Quote, verbatim, all material below, without pictures.

[Start Data section]

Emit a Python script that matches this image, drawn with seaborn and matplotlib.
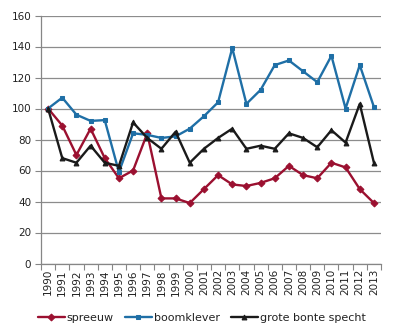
import matplotlib
matplotlib.use("Agg")
import matplotlib.pyplot as plt
import seaborn as sns
import pandas as pd

years = [str(y) for y in range(1990, 2014)]
spreeuw = [100, 89, 70, 87, 68, 55, 60, 84, 42, 42, 39, 48, 57, 51, 50, 52,
           55, 63, 57, 55, 65, 62, 48, 39]
boomklever = [100, 107, 96, 92, 92.5, 59, 84, 83, 81, 82, 87, 95, 104, 139,
              103, 112, 128, 131, 124, 117, 134, 100, 128, 101]
grote_bonte_specht = [100, 68, 65, 76, 65, 63, 91, 81, 74, 85, 65, 74, 81, 87,
                      74, 76, 74, 84, 81, 75, 86, 78, 103, 65]

series = ["spreeuw", "boomklever", "grote bonte specht"]
colors = ["#9b1030", "#1f6fa6", "#1a1a1a"]
markers = ["D", "s", "^"]
msizes = [5.2, 7.2, 6.2]

df = pd.DataFrame({
    "jaar": years * 3,
    "x": list(range(len(years))) * 3,
    "waarde": spreeuw + boomklever + grote_bonte_specht,
    "soort": [s for s in series for _ in years],
})

sns.set_theme(style="white")
plt.rcParams["font.family"] = ["DejaVu Sans"]

fig = plt.figure(figsize=(3.96, 3.36), dpi=100)
ax = fig.add_axes([41 / 396, 1 - 263.5 / 336, 340 / 396, 248 / 336])

for s, c, m, ms in zip(series, colors, markers, msizes):
    sub = df[df["soort"] == s]
    sns.lineplot(data=sub, x="x", y="waarde", ax=ax, color=c, marker=m,
                 markersize=ms, markeredgecolor=c, linewidth=1.7, label=s,
                 zorder=3)

ax.set_xlim(-0.5, len(years) - 0.5)
ax.set_ylim(0, 160)
ax.set_yticks(range(0, 161, 20))
ax.set_xticks(range(len(years)))
ax.set_xticklabels(years, rotation=90, fontsize=7.5, color="#222222")
ax.set_xticks([i - 0.5 for i in range(len(years) + 1)], minor=True)
ax.tick_params(axis="x", which="major", length=0, pad=4)
ax.tick_params(axis="x", which="minor", length=4, width=0.8, color="#868686",
               bottom=True)
ax.tick_params(axis="y", length=4, width=0.8, color="#868686", left=True,
               labelsize=7.5, labelcolor="#222222", pad=3)
ax.set_xlabel("")
ax.set_ylabel("")

ax.grid(axis="y", color="#8c8c8c", linewidth=0.9)
ax.grid(axis="x", visible=False)
ax.set_axisbelow(True)
for side in ["top", "right"]:
    ax.spines[side].set_visible(False)
for side in ["left", "bottom"]:
    ax.spines[side].set_color("#868686")
    ax.spines[side].set_linewidth(0.9)

handles, labels = ax.get_legend_handles_labels()
ax.get_legend().remove()
for h in handles:
    h.set_markersize(3.5)
fig.legend(handles, labels, loc="center", bbox_to_anchor=(0.51, 1 - 318 / 336),
           ncol=3, frameon=False, fontsize=8, handlelength=2.4,
           handletextpad=0.2, columnspacing=1.0, labelcolor="#222222")

fig.savefig("out.png", dpi=100)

[End Data section]

[Result of this exercise]:
Emit a Python script that matches this image, drawn with seaborn and matplotlib.
import matplotlib
matplotlib.use("Agg")
import matplotlib.pyplot as plt
import seaborn as sns
import pandas as pd

years = [str(y) for y in range(1990, 2014)]
spreeuw = [100, 89, 70, 87, 68, 55, 60, 84, 42, 42, 39, 48, 57, 51, 50, 52,
           55, 63, 57, 55, 65, 62, 48, 39]
boomklever = [100, 107, 96, 92, 92.5, 59, 84, 83, 81, 82, 87, 95, 104, 139,
              103, 112, 128, 131, 124, 117, 134, 100, 128, 101]
grote_bonte_specht = [100, 68, 65, 76, 65, 63, 91, 81, 74, 85, 65, 74, 81, 87,
                      74, 76, 74, 84, 81, 75, 86, 78, 103, 65]

series = ["spreeuw", "boomklever", "grote bonte specht"]
colors = ["#9b1030", "#1f6fa6", "#1a1a1a"]
markers = ["D", "s", "^"]
msizes = [5.2, 7.2, 6.2]

df = pd.DataFrame({
    "jaar": years * 3,
    "x": list(range(len(years))) * 3,
    "waarde": spreeuw + boomklever + grote_bonte_specht,
    "soort": [s for s in series for _ in years],
})

sns.set_theme(style="white")
plt.rcParams["font.family"] = ["DejaVu Sans"]

fig = plt.figure(figsize=(3.96, 3.36), dpi=100)
ax = fig.add_axes([41 / 396, 1 - 263.5 / 336, 340 / 396, 248 / 336])

for s, c, m, ms in zip(series, colors, markers, msizes):
    sub = df[df["soort"] == s]
    sns.lineplot(data=sub, x="x", y="waarde", ax=ax, color=c, marker=m,
                 markersize=ms, markeredgecolor=c, linewidth=1.7, label=s,
                 zorder=3)

ax.set_xlim(-0.5, len(years) - 0.5)
ax.set_ylim(0, 160)
ax.set_yticks(range(0, 161, 20))
ax.set_xticks(range(len(years)))
ax.set_xticklabels(years, rotation=90, fontsize=7.5, color="#222222")
ax.set_xticks([i - 0.5 for i in range(len(years) + 1)], minor=True)
ax.tick_params(axis="x", which="major", length=0, pad=4)
ax.tick_params(axis="x", which="minor", length=4, width=0.8, color="#868686",
               bottom=True)
ax.tick_params(axis="y", length=4, width=0.8, color="#868686", left=True,
               labelsize=7.5, labelcolor="#222222", pad=3)
ax.set_xlabel("")
ax.set_ylabel("")

ax.grid(axis="y", color="#8c8c8c", linewidth=0.9)
ax.grid(axis="x", visible=False)
ax.set_axisbelow(True)
for side in ["top", "right"]:
    ax.spines[side].set_visible(False)
for side in ["left", "bottom"]:
    ax.spines[side].set_color("#868686")
    ax.spines[side].set_linewidth(0.9)

handles, labels = ax.get_legend_handles_labels()
ax.get_legend().remove()
for h in handles:
    h.set_markersize(3.5)
fig.legend(handles, labels, loc="center", bbox_to_anchor=(0.51, 1 - 318 / 336),
           ncol=3, frameon=False, fontsize=8, handlelength=2.4,
           handletextpad=0.2, columnspacing=1.0, labelcolor="#222222")

fig.savefig("out.png", dpi=100)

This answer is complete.